For further information see our briefing: China: Counter-sanctions and EU due diligence obligations
With thanks to James Lindop, Dominque Strieder, Mark D. Herlach, Jack Cai, Woody Yim and Kirath Bharya
Guidelines on EU Forced Labour Regulation published
On 26 June 2026 the European Commission published Guidelines on the EU Forced Labour Regulation, which applies from 14 December 2027. This follows a call for evidence earlier this year.
The Regulation prohibits economic operators from placing or making available on the EU market, or exporting from the EU, products made with forced labour.
The Guidelines clarify how the Regulation will be applied in practice, supporting a strict prohibition on placing on the market or exporting products made wholly or partly with forced labour anywhere in the supply chain. They confirm the Regulation’s broad product scope – it applies to all products across all sectors and geographies, and includes agricultural products and “extracted” products, such as minerals and other raw materials – and the fact that the prohibition applies if forced labour is used at any stage of the supply chain, whether inside or outside the EU. Forced labour comprises work or services extracted from a person under coercion and for which the person has not offered themselves voluntarily, and the Guidelines include details of risk indicators to help businesses identify forced labour in practice.
Enforcement is centred on a risk-based investigative regime, under which competent authorities can request extensive supply chain information, rely on a wide range of evidence, and impose binding decisions and fines where violations are found. Such decisions may require the withdrawal, banning and disposal (or replacement) of affected products across the EU market.
Although the Regulation does not impose mandatory due diligence obligations, the Guidelines emphasise risk-based, supply-chain due diligence as a key mechanism for businesses to identify and mitigate exposure and demonstrate compliance. They refer to the OECD six-step due diligence framework as an appropriate benchmark: integrate forced labour due diligence into organisational policies and risk management; identify and assess the risk of forced labour in operations, supply chains and other business dealings; prevent, mitigate and eliminate risk; continuous monitoring; communicate how risks are addressed; and remediate the impact of forced labour.
The Commission has also launched a Forced Labour Single Portal to provide further information to businesses on how to prepare for the Regulation. From 14 December 2027 this can also be used for the purpose of submitting information about potential breaches of the ban on forced labour.

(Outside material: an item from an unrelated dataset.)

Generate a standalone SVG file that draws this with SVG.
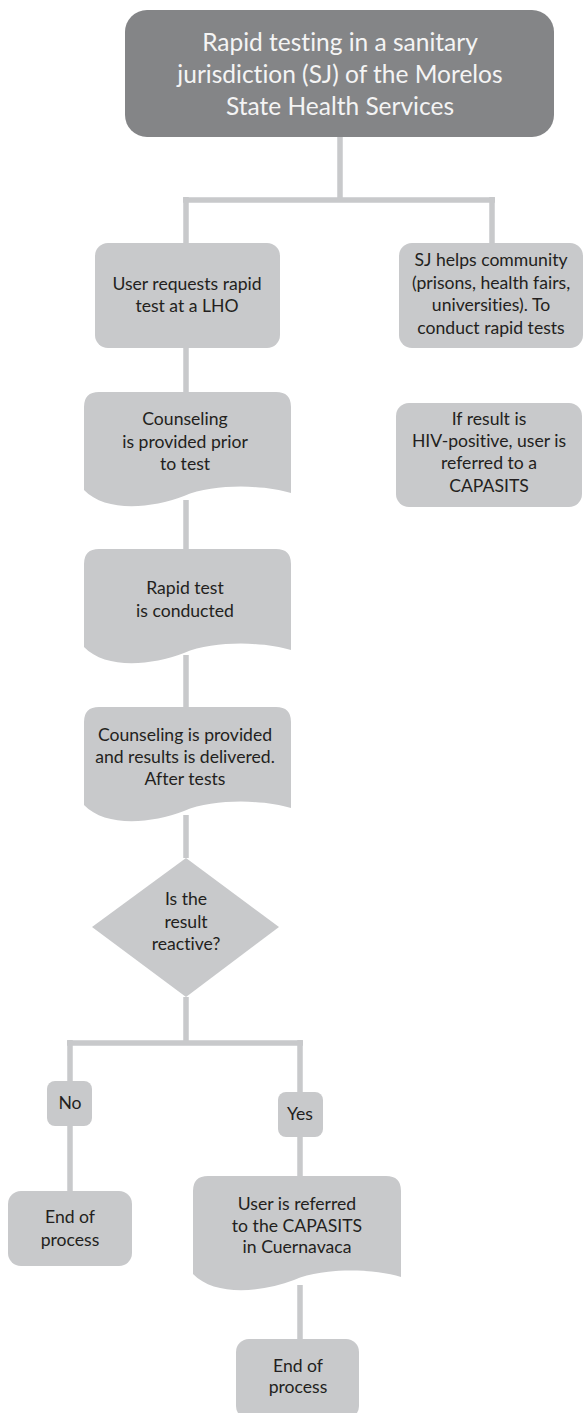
<svg xmlns="http://www.w3.org/2000/svg" width="583" height="1413" viewBox="0 0 583 1413">
<style>
.box{fill:#c8c9cb}
.dark{fill:#848587}
.t{font-family:Lato,"Liberation Sans",sans-serif;font-size:17.6px;fill:#231f20;text-anchor:middle;font-variant-ligatures:none}
.tw{font-family:Lato,"Liberation Sans",sans-serif;font-size:24.5px;fill:#f4f4f4;text-anchor:middle;font-variant-ligatures:none}
.c{stroke:#c8c9cb;stroke-width:5.5;fill:none}
</style>
<rect width="583" height="1413" fill="#ffffff"/>
<g id="connectors">
<path class="c" d="M340,137 V200 M183,200 H495 M186,197 V243 M492,197 V243"/>
<path class="c" d="M186,348 V392 M186,500 V549 M186,655 V707 M186,815 V858"/>
<path class="c" d="M186,997 V1043 M67,1043 H303 M70,1040 V1081 M300,1040 V1092"/>
<path class="c" d="M70,1126 V1191 M300,1137 V1176 M300,1285 V1339"/>
</g>
<g id="title">
<rect class="dark" x="125" y="10" width="429" height="127" rx="22"/>
<text class="tw" x="340" y="51">Rapid testing in a sanitary</text>
<text class="tw" x="340" y="83">jurisdiction (SJ) of the Morelos</text>
<text class="tw" x="340" y="115">State Health Services</text>
</g>
<g id="user-requests">
<rect class="box" x="95" y="243" width="185" height="105" rx="13"/>
<text class="t" x="187" y="290">User requests rapid</text>
<text class="t" x="187" y="312">test at a LHO</text>
</g>
<g id="sj-helps">
<rect class="box" x="399" y="243" width="184" height="105" rx="13"/>
<text class="t" x="491" y="266">SJ helps community</text>
<text class="t" x="491" y="289">(prisons, health fairs,</text>
<text class="t" x="491" y="311">universities). To</text>
<text class="t" x="491" y="334">conduct rapid tests</text>
</g>
<g id="if-result">
<rect class="box" x="396" y="403" width="186" height="104" rx="13"/>
<text class="t" x="489" y="425">If result is</text>
<text class="t" x="489" y="447">HIV-positive, user is</text>
<text class="t" x="489" y="469">referred to a</text>
<text class="t" x="489" y="492">CAPASITS</text>
</g>
<g id="counseling-prior">
<path class="box" d="M84,407 Q84,392 99,392 H276 Q291,392 291,407 V493 C265,485 215,483 184,496 C150,509 105,512 84,490 Z"/>
<text class="t" x="185" y="425">Counseling</text>
<text class="t" x="185" y="448">is provided prior</text>
<text class="t" x="185" y="470">to test</text>
</g>
<g id="rapid-test">
<path class="box" d="M84,564 Q84,549 99,549 H276 Q291,549 291,564 V650 C265,642 215,640 184,653 C150,666 105,669 84,647 Z"/>
<text class="t" x="185" y="594">Rapid test</text>
<text class="t" x="185" y="617">is conducted</text>
</g>
<g id="counseling-after">
<path class="box" d="M84,722 Q84,707 99,707 H276 Q291,707 291,722 V808 C265,800 215,798 184,811 C150,824 105,827 84,805 Z"/>
<text class="t" x="185" y="741">Counseling is provided</text>
<text class="t" x="185" y="763">and results is delivered.</text>
<text class="t" x="185" y="785">After tests</text>
</g>
<g id="decision">
<polygon class="box" points="186,858 279,927 186,997 92,927"/>
<text class="t" x="186" y="905">Is the</text>
<text class="t" x="186" y="928">result</text>
<text class="t" x="186" y="950">reactive?</text>
</g>
<g id="no">
<rect class="box" x="47" y="1081" width="45" height="45" rx="8"/>
<text class="t" x="70" y="1109">No</text>
</g>
<g id="yes">
<rect class="box" x="278" y="1092" width="45" height="45" rx="8"/>
<text class="t" x="300" y="1120">Yes</text>
</g>
<g id="end-no">
<rect class="box" x="8" y="1191" width="124" height="75" rx="13"/>
<text class="t" x="70" y="1223">End of</text>
<text class="t" x="70" y="1246">process</text>
</g>
<g id="referred">
<path class="box" d="M193,1191 Q193,1176 208,1176 H386 Q401,1176 401,1191 V1277 C375,1269 325,1267 294,1280 C260,1293 214,1296 193,1274 Z"/>
<text class="t" x="297" y="1210">User is referred</text>
<text class="t" x="297" y="1232">to the CAPASITS</text>
<text class="t" x="297" y="1253">in Cuernavaca</text>
</g>
<g id="end-yes">
<rect class="box" x="236" y="1339" width="123" height="80" rx="13"/>
<text class="t" x="298" y="1372">End of</text>
<text class="t" x="298" y="1393">process</text>
</g>
</svg>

All businesses supplying products into, within or out of the EU should now be preparing for compliance with the Forced Labour Regulation. This will include mapping product supply chains and identifying where forced labour risks may arise, including at raw material, manufacturing, processing and logistics stages. They should then assess those risks using recognised indicators and integrate forced labour checks into procurement, supplier onboarding, contract terms, audit rights and risk management processes. Where risks are identified, businesses should take appropriate steps to prevent, mitigate or eliminate them, keep evidence of the decisions taken, monitor suppliers on an ongoing basis, and be ready to provide information to competent authorities if requested. They should also review product withdrawal and crisis-response processes, as enforcement action may require affected products to be withdrawn, disposed of or replaced.